Request:
Write the listing below out again exactly, dropping the images.

-- begin Data extract --

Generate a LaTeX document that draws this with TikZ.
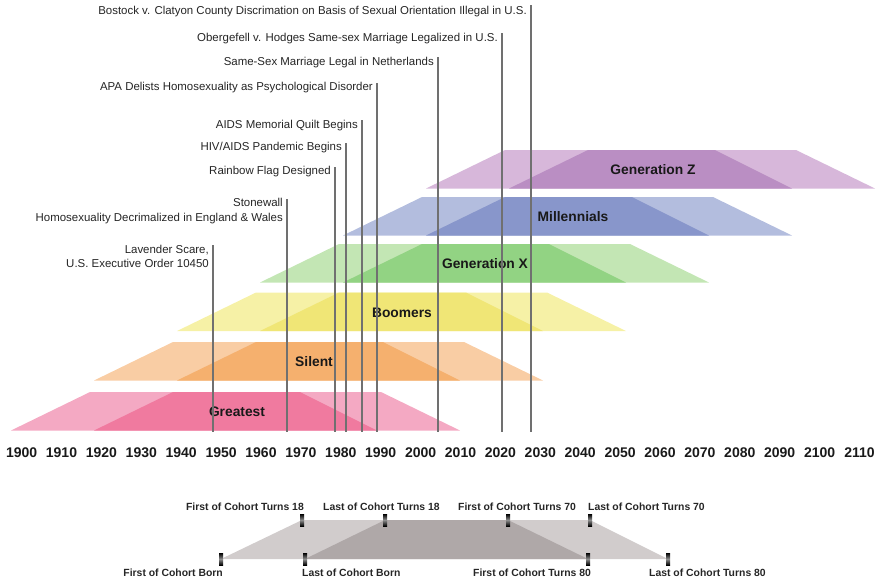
\documentclass[tikz,border=0pt]{standalone}
\usepackage{fontspec}
\setmainfont{Liberation Sans}
\definecolor{gl0}{HTML}{F4A9C3}\definecolor{gd0}{HTML}{F07A9F}
\definecolor{gl1}{HTML}{F9CDA4}\definecolor{gd1}{HTML}{F5B06E}
\definecolor{gl2}{HTML}{F6F1A6}\definecolor{gd2}{HTML}{F0E676}
\definecolor{gl3}{HTML}{C3E6B4}\definecolor{gd3}{HTML}{92D383}
\definecolor{gl4}{HTML}{B3BDDE}\definecolor{gd4}{HTML}{8896CB}
\definecolor{gl5}{HTML}{D7B7DA}\definecolor{gd5}{HTML}{BA8EC3}
\definecolor{lgl}{HTML}{D1CCCC}\definecolor{lgd}{HTML}{AFA8A8}
\definecolor{evline}{HTML}{707070}
\definecolor{evtext}{HTML}{252525}
\tikzset{
  evlabel/.style={anchor=east,inner sep=0pt,text=evtext,font=\fontsize{11.45}{13.5}\selectfont,align=right},
  evstroke/.style={draw=evline,line width=1.5pt},
  genlabel/.style={inner sep=0pt,text=black!90,font=\bfseries\fontsize{13.8}{16}\selectfont},
  yearlabel/.style={inner sep=0pt,text=black!90,font=\bfseries\fontsize{14}{16}\selectfont},
  leglabel/.style={inner sep=0pt,text=black!85,font=\bfseries\fontsize{10.4}{12}\selectfont},
  marker/.style={rectangle,inner sep=0pt,minimum width=4pt,minimum height=12pt,top color=black,bottom color=black,middle color=black!45}
}
\begin{document}
\begin{tikzpicture}[x=1pt,y=-1pt]
\path[use as bounding box] (0,0) rectangle (880,582);
% generations
\foreach \k/\nm/\ty/\lx in {0/Greatest/392/237,1/Silent/342/314,2/Boomers/292.5/402,3/Generation X/244/485,4/Millennials/197/573,5/Generation Z/150/653}{
  \pgfmathsetmacro\X{11+83*\k}
  \pgfmathsetmacro\B{\ty+38.5}
  \fill[gl\k] (\X,\B) -- ({\X+79},\ty) -- ({\X+370},\ty) -- ({\X+449},\B) -- cycle;
  \fill[gd\k] ({\X+83},\B) -- ({\X+162},\ty) -- ({\X+289},\ty) -- ({\X+366},\B) -- cycle;
  \node[genlabel] (gen\k) at (\lx,\ty+20) {\nm};
}
% event lines
\foreach \n/\ex/\et in {lav/213/245,stw/287/199,rbw/335/167,hiv/346/143,qlt/362/120,apa/377/83,ned/438/57,obg/502/33,bos/531/5}{
  \coordinate (\n top) at (\ex,\et);
  \coordinate (\n bot) at (\ex,432);
  \draw[evstroke] (\n top) -- (\n bot);
}
\node[evlabel,font=\fontsize{11.45}{13.5}\selectfont] (tlav) at (209,256.5) {Lavender Scare,\\U.S. Executive Order 10450};
\node[evlabel,font=\fontsize{11.45}{15}\selectfont] (tstw) at (283,211.5) {Stonewall\\Homosexuality Decrimalized in England \& Wales};
\node[evlabel] (trbw) at (331,172) {Rainbow Flag Designed};
\node[evlabel] (thiv) at (342,148) {HIV/AIDS Pandemic Begins};
\node[evlabel] (tqlt) at (358,126) {AIDS Memorial Quilt Begins};
\node[evlabel] (tapa) at (373,88) {APA Delists Homosexuality as Psychological Disorder};
\node[evlabel] (tned) at (434,63) {Same-Sex Marriage Legal in Netherlands};
\node[evlabel] (tobg) at (498,39) {Obergefell v. Hodges Same-sex Marriage Legalized in U.S.};
\node[evlabel] (tbos) at (527,12) {Bostock v. Clatyon County Discrimation on Basis of Sexual Orientation Illegal in U.S.};
% axis
\foreach \i in {0,...,21}{
  \pgfmathtruncatemacro\yr{1900+10*\i}
  \node[yearlabel] (yr\i) at ({21.6+39.9*\i},453) {\yr};
}
% legend
\coordinate (lbl) at (221,559); \coordinate (ltl) at (302,520);
\coordinate (ltr) at (590,520); \coordinate (lbr) at (668,559);
\coordinate (dbl) at (305,559); \coordinate (dtl) at (385,520);
\coordinate (dtr) at (508,520); \coordinate (dbr) at (588,559);
\fill[lgl] (lbl) -- (ltl) -- (ltr) -- (lbr) -- cycle;
\fill[lgd] (dbl) -- (dtl) -- (dtr) -- (dbr) -- cycle;
\node[marker] (m1) at (ltl) {};
\node[marker] (m2) at (dtl) {};
\node[marker] (m3) at (dtr) {};
\node[marker] (m4) at (ltr) {};
\node[marker] (m5) at (lbl) {};
\node[marker] (m6) at (dbl) {};
\node[marker] (m7) at (dbr) {};
\node[marker] (m8) at (lbr) {};
\node[leglabel,anchor=east] (l1) at (304,507) {First of Cohort Turns 18};
\node[leglabel,anchor=west] (l2) at (323,507) {Last of Cohort Turns 18};
\node[leglabel,anchor=west] (l3) at (458,507) {First of Cohort Turns 70};
\node[leglabel,anchor=west] (l4) at (588,507) {Last of Cohort Turns 70};
\node[leglabel,anchor=east] (l5) at (223,573) {First of Cohort Born};
\node[leglabel,anchor=west] (l6) at (302,573) {Last of Cohort Born};
\node[leglabel,anchor=west] (l7) at (473,573) {First of Cohort Turns 80};
\node[leglabel,anchor=west] (l8) at (649,573) {Last of Cohort Turns 80};
\end{tikzpicture}
\end{document}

-- end Data extract --

Response:
Generate a LaTeX document that draws this with TikZ.
\documentclass[tikz,border=0pt]{standalone}
\usepackage{fontspec}
\setmainfont{Liberation Sans}
\definecolor{gl0}{HTML}{F4A9C3}\definecolor{gd0}{HTML}{F07A9F}
\definecolor{gl1}{HTML}{F9CDA4}\definecolor{gd1}{HTML}{F5B06E}
\definecolor{gl2}{HTML}{F6F1A6}\definecolor{gd2}{HTML}{F0E676}
\definecolor{gl3}{HTML}{C3E6B4}\definecolor{gd3}{HTML}{92D383}
\definecolor{gl4}{HTML}{B3BDDE}\definecolor{gd4}{HTML}{8896CB}
\definecolor{gl5}{HTML}{D7B7DA}\definecolor{gd5}{HTML}{BA8EC3}
\definecolor{lgl}{HTML}{D1CCCC}\definecolor{lgd}{HTML}{AFA8A8}
\definecolor{evline}{HTML}{707070}
\definecolor{evtext}{HTML}{252525}
\tikzset{
  evlabel/.style={anchor=east,inner sep=0pt,text=evtext,font=\fontsize{11.45}{13.5}\selectfont,align=right},
  evstroke/.style={draw=evline,line width=1.5pt},
  genlabel/.style={inner sep=0pt,text=black!90,font=\bfseries\fontsize{13.8}{16}\selectfont},
  yearlabel/.style={inner sep=0pt,text=black!90,font=\bfseries\fontsize{14}{16}\selectfont},
  leglabel/.style={inner sep=0pt,text=black!85,font=\bfseries\fontsize{10.4}{12}\selectfont},
  marker/.style={rectangle,inner sep=0pt,minimum width=4pt,minimum height=12pt,top color=black,bottom color=black,middle color=black!45}
}
\begin{document}
\begin{tikzpicture}[x=1pt,y=-1pt]
\path[use as bounding box] (0,0) rectangle (880,582);
% generations
\foreach \k/\nm/\ty/\lx in {0/Greatest/392/237,1/Silent/342/314,2/Boomers/292.5/402,3/Generation X/244/485,4/Millennials/197/573,5/Generation Z/150/653}{
  \pgfmathsetmacro\X{11+83*\k}
  \pgfmathsetmacro\B{\ty+38.5}
  \fill[gl\k] (\X,\B) -- ({\X+79},\ty) -- ({\X+370},\ty) -- ({\X+449},\B) -- cycle;
  \fill[gd\k] ({\X+83},\B) -- ({\X+162},\ty) -- ({\X+289},\ty) -- ({\X+366},\B) -- cycle;
  \node[genlabel] (gen\k) at (\lx,\ty+20) {\nm};
}
% event lines
\foreach \n/\ex/\et in {lav/213/245,stw/287/199,rbw/335/167,hiv/346/143,qlt/362/120,apa/377/83,ned/438/57,obg/502/33,bos/531/5}{
  \coordinate (\n top) at (\ex,\et);
  \coordinate (\n bot) at (\ex,432);
  \draw[evstroke] (\n top) -- (\n bot);
}
\node[evlabel,font=\fontsize{11.45}{13.5}\selectfont] (tlav) at (209,256.5) {Lavender Scare,\\U.S. Executive Order 10450};
\node[evlabel,font=\fontsize{11.45}{15}\selectfont] (tstw) at (283,211.5) {Stonewall\\Homosexuality Decrimalized in England \& Wales};
\node[evlabel] (trbw) at (331,172) {Rainbow Flag Designed};
\node[evlabel] (thiv) at (342,148) {HIV/AIDS Pandemic Begins};
\node[evlabel] (tqlt) at (358,126) {AIDS Memorial Quilt Begins};
\node[evlabel] (tapa) at (373,88) {APA Delists Homosexuality as Psychological Disorder};
\node[evlabel] (tned) at (434,63) {Same-Sex Marriage Legal in Netherlands};
\node[evlabel] (tobg) at (498,39) {Obergefell v. Hodges Same-sex Marriage Legalized in U.S.};
\node[evlabel] (tbos) at (527,12) {Bostock v. Clatyon County Discrimation on Basis of Sexual Orientation Illegal in U.S.};
% axis
\foreach \i in {0,...,21}{
  \pgfmathtruncatemacro\yr{1900+10*\i}
  \node[yearlabel] (yr\i) at ({21.6+39.9*\i},453) {\yr};
}
% legend
\coordinate (lbl) at (221,559); \coordinate (ltl) at (302,520);
\coordinate (ltr) at (590,520); \coordinate (lbr) at (668,559);
\coordinate (dbl) at (305,559); \coordinate (dtl) at (385,520);
\coordinate (dtr) at (508,520); \coordinate (dbr) at (588,559);
\fill[lgl] (lbl) -- (ltl) -- (ltr) -- (lbr) -- cycle;
\fill[lgd] (dbl) -- (dtl) -- (dtr) -- (dbr) -- cycle;
\node[marker] (m1) at (ltl) {};
\node[marker] (m2) at (dtl) {};
\node[marker] (m3) at (dtr) {};
\node[marker] (m4) at (ltr) {};
\node[marker] (m5) at (lbl) {};
\node[marker] (m6) at (dbl) {};
\node[marker] (m7) at (dbr) {};
\node[marker] (m8) at (lbr) {};
\node[leglabel,anchor=east] (l1) at (304,507) {First of Cohort Turns 18};
\node[leglabel,anchor=west] (l2) at (323,507) {Last of Cohort Turns 18};
\node[leglabel,anchor=west] (l3) at (458,507) {First of Cohort Turns 70};
\node[leglabel,anchor=west] (l4) at (588,507) {Last of Cohort Turns 70};
\node[leglabel,anchor=east] (l5) at (223,573) {First of Cohort Born};
\node[leglabel,anchor=west] (l6) at (302,573) {Last of Cohort Born};
\node[leglabel,anchor=west] (l7) at (473,573) {First of Cohort Turns 80};
\node[leglabel,anchor=west] (l8) at (649,573) {Last of Cohort Turns 80};
\end{tikzpicture}
\end{document}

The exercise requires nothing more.